Re: [PATCH] ocfs2: call journal flush to mark journal as empty after journal recovery when mount
From: Joseph Qi
Date: Thu Dec 12 2019 - 00:52:01 EST
On 19/12/12 11:55, Changwei Ge wrote:
> Hi Joseph,
>
> On 12/11/19 9:17 PM, Joseph Qi wrote:
>>
>>
>> On 19/12/11 18:03, Kai Li wrote:
>>> If journal is dirty when mount, it will be replayed but jbd2 sb
>>> log tail cannot be updated to mark a new start because
>>> journal->j_flag has already been set with JBD2_ABORT first
>>> in journal_init_common. When a new transaction is committed, it
>>> will be recored in block 1 first(journal->j_tail is set to 1 in
>>> journal_reset).
>>>
>>> If emergency restart happens again before journal super block is
>>> updated unfortunately, the new recorded trans will not be replayed
>>> in the next mount.
>>>
>> I think I've finally understood the problem. But I don't think it has
>> been clearly described for reviewing.
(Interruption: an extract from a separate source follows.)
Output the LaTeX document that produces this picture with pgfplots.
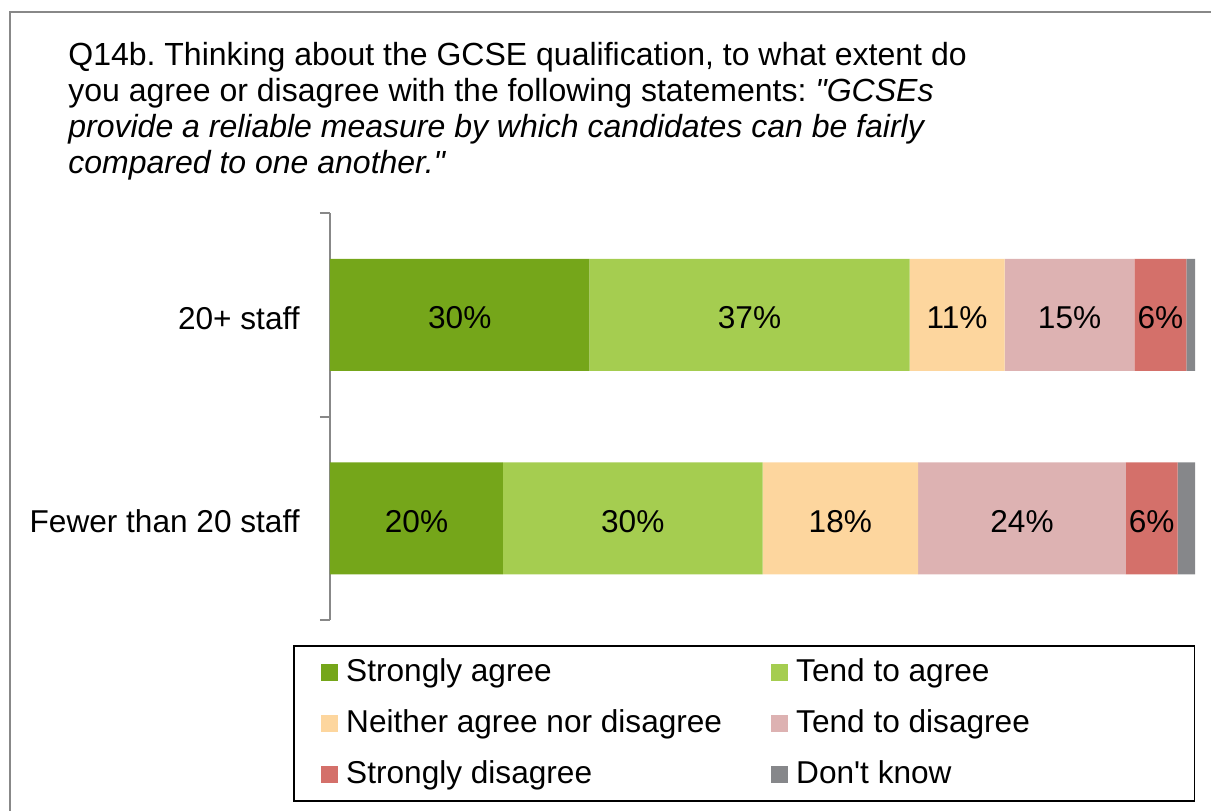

I strongly suggest you describe
>> the problem in the way of timeline, such as in which step, do what
>> operation, and what is the status, etc.
>>
>>
>>> This exception happens when this lun is used by only one node. If it
>>> is used by multi-nodes, other node will replay its journal and its
>>> journal sb block will be updated after recovery.
>>>
>>> To fix this problem, use jbd2_journal_flush to mark journal as empty as
>>> ocfs2_replay_journal has done.>
>> Sounds reasonable. But IMO, it is really a corner use scenario, using
>> cluster filesystem in single node...
>
> True, this use case should be rare.
> But considering that fixing this is not complicated and does no harm at least, I am inclining taking this in. We can only merge it to mainline rather than -stable branches. :-)
>
Okay, let's move it on.
Thanks,
Joseph